I had a business, electronic surplus, which I ran for 10 years. The beginning of the economic collapse in mid-2007 hit hard. I actually left, to stay with a friend in N. Arizona, for a year, rather than be homeless here. Then I realized a lifetime ahead of me of Welfare and Food Stamps, which is all N. Arizona offers, is not appealing either, and to boot, if I had a falling out with my friend there or just wanted to live on my own, I'd end up joining the horde, the legion, of homeless there which is like nothing outside the Tenderloin.
So, I got on my 250cc motorcycle, small bike, and trakked out to the coast and up Route 1, and back to the bay area, where there's hope of work someday. In Arizona I'd honed skills as a caricature artist, and made some money doing that, but here in the Bay Area people are sophisticated, and don't care about caricatures much it seems.
Hence, for the time being, I panhandle. I live on a couch at a friend's, for which I pay rent. I pay my taxes (I write down what I make each day in a notebook, and will happily tell the IRS all about it). I am clean and neatly dressed, because through panhandling, I have access to a shower, kitchen, even a phone. A job search is possible - even if jobs themselves are scarce. I am always polite and tell everyone "thank you" etc. This because I'm thanking them for just hearing me, regardless if they give me anything. I'm offered food at times and I always accept it. I generally eat it right there, an offer to buy me an egg salad sandwich at Starbuck's or the taco I was bought at a Mexican place in Mountain View - I was careful to order the cheapest thing that was a real food item on the menu.
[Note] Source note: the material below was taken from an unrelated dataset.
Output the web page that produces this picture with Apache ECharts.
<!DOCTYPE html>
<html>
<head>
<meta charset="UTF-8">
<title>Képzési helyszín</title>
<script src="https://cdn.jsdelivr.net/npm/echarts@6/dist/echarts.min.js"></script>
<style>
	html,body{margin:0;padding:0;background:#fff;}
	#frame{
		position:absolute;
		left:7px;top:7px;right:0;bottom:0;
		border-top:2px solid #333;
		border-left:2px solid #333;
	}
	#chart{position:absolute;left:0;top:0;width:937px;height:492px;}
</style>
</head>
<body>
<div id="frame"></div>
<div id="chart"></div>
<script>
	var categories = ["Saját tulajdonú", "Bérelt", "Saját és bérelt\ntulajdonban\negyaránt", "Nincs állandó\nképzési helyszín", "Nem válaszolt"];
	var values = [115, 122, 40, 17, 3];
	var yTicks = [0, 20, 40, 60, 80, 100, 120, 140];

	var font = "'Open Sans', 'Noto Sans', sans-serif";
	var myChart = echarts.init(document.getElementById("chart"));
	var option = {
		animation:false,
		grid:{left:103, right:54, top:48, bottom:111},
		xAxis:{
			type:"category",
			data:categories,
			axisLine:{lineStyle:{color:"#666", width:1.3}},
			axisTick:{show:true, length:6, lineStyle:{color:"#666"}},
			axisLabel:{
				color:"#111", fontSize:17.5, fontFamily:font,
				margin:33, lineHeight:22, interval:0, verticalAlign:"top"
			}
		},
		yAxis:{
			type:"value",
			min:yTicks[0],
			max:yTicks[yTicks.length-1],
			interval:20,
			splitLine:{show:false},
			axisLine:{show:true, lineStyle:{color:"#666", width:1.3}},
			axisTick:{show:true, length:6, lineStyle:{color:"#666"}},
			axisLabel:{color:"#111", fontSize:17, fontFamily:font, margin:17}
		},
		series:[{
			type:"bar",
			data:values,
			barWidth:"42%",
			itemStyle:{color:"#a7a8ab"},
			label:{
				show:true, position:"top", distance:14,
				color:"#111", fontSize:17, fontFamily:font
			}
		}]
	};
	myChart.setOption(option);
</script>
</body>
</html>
I try to be the panhandler I'd want to be panhandled by.
When I moved up to the Bay Area, to Sunnyvale, from Newport Beach (I was still running my business at that time) I was very irritated by beggars at the supermarket and the post office. I wrote letters of complaint. I said nasty things to the beggars. Then, as time passed, I started befriending some. I started realizing some are scammers, but many have no other choice. I gradually formulated a policy that I'd give to them as long as they weren't rude or jerks in some way. Ones I got to know, generally rather nice people, got increasingly generous donations from me. I bought food and vitamins if they'd accept those too.
I'd also started reading about the real estate bubble, financial matters in general, an I can say that this current financial downturn was not un-forecast. I started to realize that any of those beggars could be me, or you, or anyone. It takes a frignteningly small disruption of the economy or of one's personal finances to put one on the street, where if one's family and friends are Good Americans, one will have to live on, and get off of, if one ever does, on one's own.